Dynamical analysis and bifurcations in a fractional integrable equation

Abstract

This paper investigates the dynamics of the nonlinear (1+1)-dimensional integrable beta-fractional Akbota equation, a Heisenberg ferromagnet-type model essential for understanding curve analysis and surface geometry. Characterized as a system of coupled differential equations with soliton solutions, this equation plays a crucial role in studying nonlinear processes in differential geometry, magnetism, and optics. Exact soliton wave solutions, including periodic, dark, trigonometric, Jacobi elliptic, Weierstrass elliptic function solutions, hyperbolic, rational, and solitary waves, are derived using the novel sub-ODE method and the unified method. These analytical solutions enhance the theoretical framework, allowing for the identification of broader patterns and relationships in nonlinear wave phenomena. To illustrate the propagation characteristics of the obtained soliton solutions, the study includes physical representations such as $2D$ and $3D$ visualizations. Additionally, a qualitative analysis of the dynamical system is conducted, investigating chaotic behavior through bifurcation theory.

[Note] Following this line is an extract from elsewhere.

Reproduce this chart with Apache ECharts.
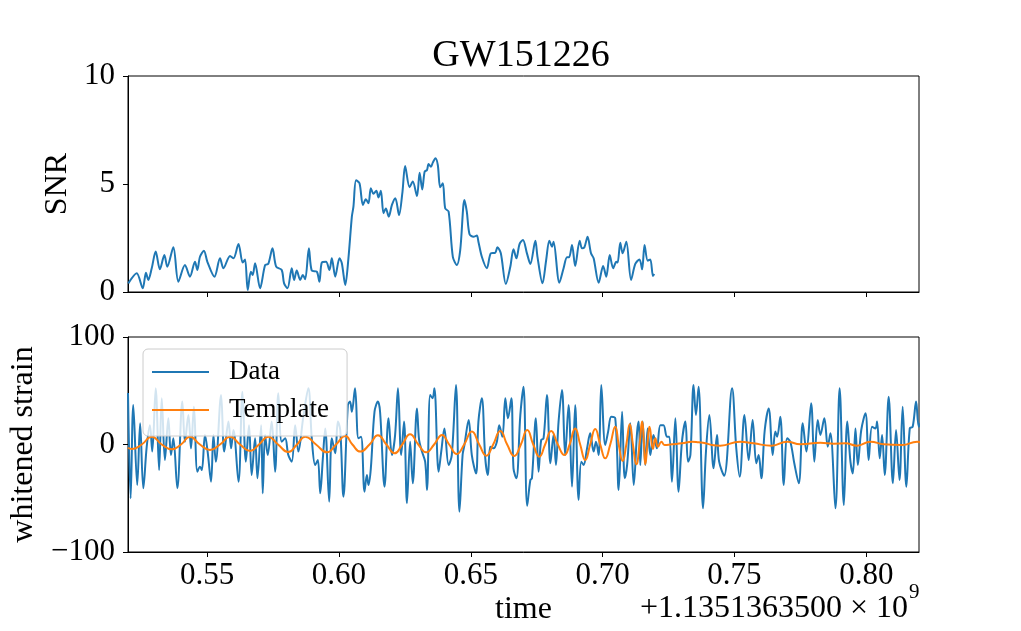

Notably, this study is the first to apply these soliton solution methods to the fractional Akbota equation. Furthermore, the equation is transformed into a planar dynamical system via the Galilean transformation, and its sensitivity performance is assessed. A detailed sensitivity analysis, implemented using the Runge–Kutta numerical integration scheme, reveals that bounded deviations in solution trajectories arise from perturbations in initial state vectors. This systematic investigation establishes the structural stability characteristics of the system within the examined parameter domain, demonstrating that the solution manifolds maintain robust stability under infinitesimal variations in initial conditions.